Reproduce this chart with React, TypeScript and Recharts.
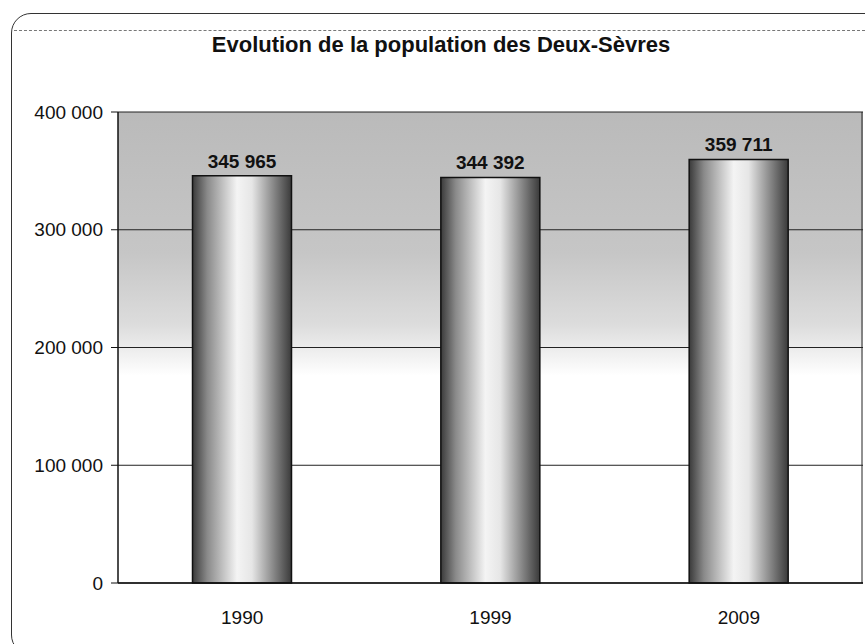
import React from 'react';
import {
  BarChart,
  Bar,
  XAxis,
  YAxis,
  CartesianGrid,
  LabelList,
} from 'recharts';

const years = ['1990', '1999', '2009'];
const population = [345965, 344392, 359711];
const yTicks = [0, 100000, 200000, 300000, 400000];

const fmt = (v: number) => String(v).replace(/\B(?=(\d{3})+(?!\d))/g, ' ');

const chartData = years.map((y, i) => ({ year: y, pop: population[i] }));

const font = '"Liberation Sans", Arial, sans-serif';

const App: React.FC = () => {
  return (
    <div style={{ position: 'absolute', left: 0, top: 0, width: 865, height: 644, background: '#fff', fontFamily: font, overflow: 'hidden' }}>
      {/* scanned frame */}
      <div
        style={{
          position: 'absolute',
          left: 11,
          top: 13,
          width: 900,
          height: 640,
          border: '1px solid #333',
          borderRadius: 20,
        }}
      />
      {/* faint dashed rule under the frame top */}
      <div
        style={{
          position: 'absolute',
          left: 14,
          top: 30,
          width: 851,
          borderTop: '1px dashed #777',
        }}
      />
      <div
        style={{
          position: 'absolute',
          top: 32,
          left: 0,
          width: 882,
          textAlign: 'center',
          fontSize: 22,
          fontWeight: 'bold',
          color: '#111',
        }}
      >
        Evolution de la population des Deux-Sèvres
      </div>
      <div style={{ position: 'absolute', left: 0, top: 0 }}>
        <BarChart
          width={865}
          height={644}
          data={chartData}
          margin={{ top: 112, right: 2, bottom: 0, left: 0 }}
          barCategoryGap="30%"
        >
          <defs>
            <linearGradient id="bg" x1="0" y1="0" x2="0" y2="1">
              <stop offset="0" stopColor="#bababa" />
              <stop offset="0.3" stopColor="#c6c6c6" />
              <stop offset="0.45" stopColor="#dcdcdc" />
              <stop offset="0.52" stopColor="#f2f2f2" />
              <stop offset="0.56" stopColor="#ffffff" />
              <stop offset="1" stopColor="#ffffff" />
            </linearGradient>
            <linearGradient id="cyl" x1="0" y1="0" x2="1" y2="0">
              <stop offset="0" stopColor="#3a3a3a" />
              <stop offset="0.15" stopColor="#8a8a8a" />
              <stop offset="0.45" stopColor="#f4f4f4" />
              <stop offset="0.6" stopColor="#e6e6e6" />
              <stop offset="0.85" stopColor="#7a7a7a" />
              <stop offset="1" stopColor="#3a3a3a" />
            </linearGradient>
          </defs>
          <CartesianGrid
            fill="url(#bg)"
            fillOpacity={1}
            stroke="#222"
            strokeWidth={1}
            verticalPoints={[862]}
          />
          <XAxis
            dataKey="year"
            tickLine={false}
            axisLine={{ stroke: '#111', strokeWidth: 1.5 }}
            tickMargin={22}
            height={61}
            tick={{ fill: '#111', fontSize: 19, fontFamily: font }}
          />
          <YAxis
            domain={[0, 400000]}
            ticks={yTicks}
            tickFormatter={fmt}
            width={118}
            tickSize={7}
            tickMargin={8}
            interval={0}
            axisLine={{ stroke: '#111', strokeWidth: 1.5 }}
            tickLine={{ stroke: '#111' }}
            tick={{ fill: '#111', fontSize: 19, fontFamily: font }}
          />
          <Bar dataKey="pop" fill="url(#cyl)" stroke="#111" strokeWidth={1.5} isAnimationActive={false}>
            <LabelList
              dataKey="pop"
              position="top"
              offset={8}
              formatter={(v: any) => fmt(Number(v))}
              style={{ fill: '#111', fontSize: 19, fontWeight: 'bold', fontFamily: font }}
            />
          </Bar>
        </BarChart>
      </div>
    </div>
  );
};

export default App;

- - - - -

Take the material above from its first line through the line holding "const chartData = years.map((y, i)" and set it down exactly, without the pictures.

Reproduce this chart with React, TypeScript and Recharts.
import React from 'react';
import {
  BarChart,
  Bar,
  XAxis,
  YAxis,
  CartesianGrid,
  LabelList,
} from 'recharts';

const years = ['1990', '1999', '2009'];
const population = [345965, 344392, 359711];
const yTicks = [0, 100000, 200000, 300000, 400000];

const fmt = (v: number) => String(v).replace(/\B(?=(\d{3})+(?!\d))/g, ' ');

const chartData = years.map((y, i) => ({ year: y, pop: population[i] }));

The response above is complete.